Protecting Birds

Protecting Birds from Aggressive Birds

Birds may face dangers in their everyday lives while eating, flying, or perching. The danger may be from one of their own kind who feels his territory has been invaded.

Other dangers include larger birds who will kill and eat smaller birds, squirrels who raid the bird feeders, insects who invade hummingbird feeders, and windows which appear invisible to birds in flight.

Here are some ways to combat the problematic situations, making your birdfeeders some of the most popular and most frequented in the neighborhood, resulting in hours of birdwatching fun for you and your family.

Aggressive Birds

Deterring Aggressive Birds

Large, aggressive and greedy, there are some birds you may not want at your bird feeders. Grackles, pigeons, starlings and house sparrows are just a few. There are several ways, however, to deter these un-neighborly birds.
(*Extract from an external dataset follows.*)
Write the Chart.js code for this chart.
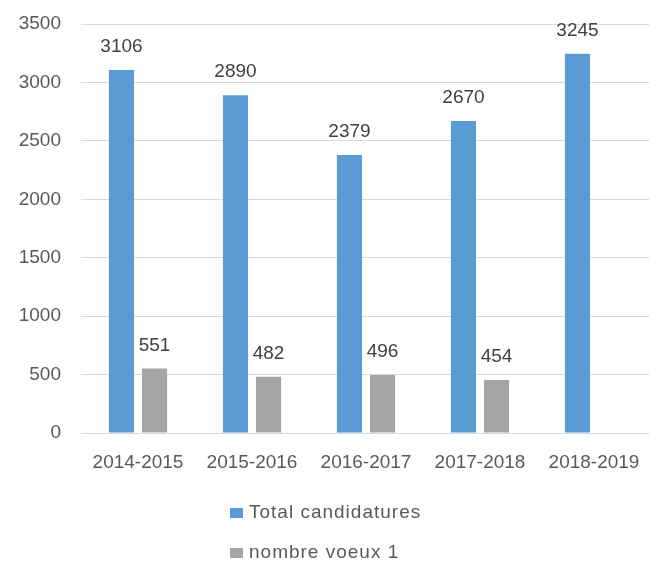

Use feeders designed for smaller birds, such as tube feeders or feeders with short perches. You can also purchase feeders that don't have perches. One benefit to not using a perch is that it helps to discourage many of the larger birds, such as Crows, Grackles, Starlings, Mourning Doves, Blue Jays, etc. from overwhelming your feeder.

In addition, look for feeders that are surrounded by a metal cage. Small birds can fly inside the cage to feed while larger birds cannot. Also, look for feeders that do not have an attached seed tray so larger birds will not have a place to perch.

Try an Upside Down feeder, which has the feeding holes below the perches, instead of above. Most birds cannot feed upside down, so this type of feeder provides safety for those that can - like the goldfinch.

Hummingbirds can be especially territorial and aggressive birds. A dominate male can overpower a single feeder defending his food supply. Try a feeder that has large plastic flowers disguising each feeding port. These may block the dominant hummingbird's view of other birds. Another solution is to place several feeders in different parts of your yard.

If your unwelcome guest is actually a predatory bird, such as a hawk, that threatens harm to others, understand that this is a part of nature. However, you can take down your birdfeeders for a few days, until the predatory bird realizes there will be no meal and moves on.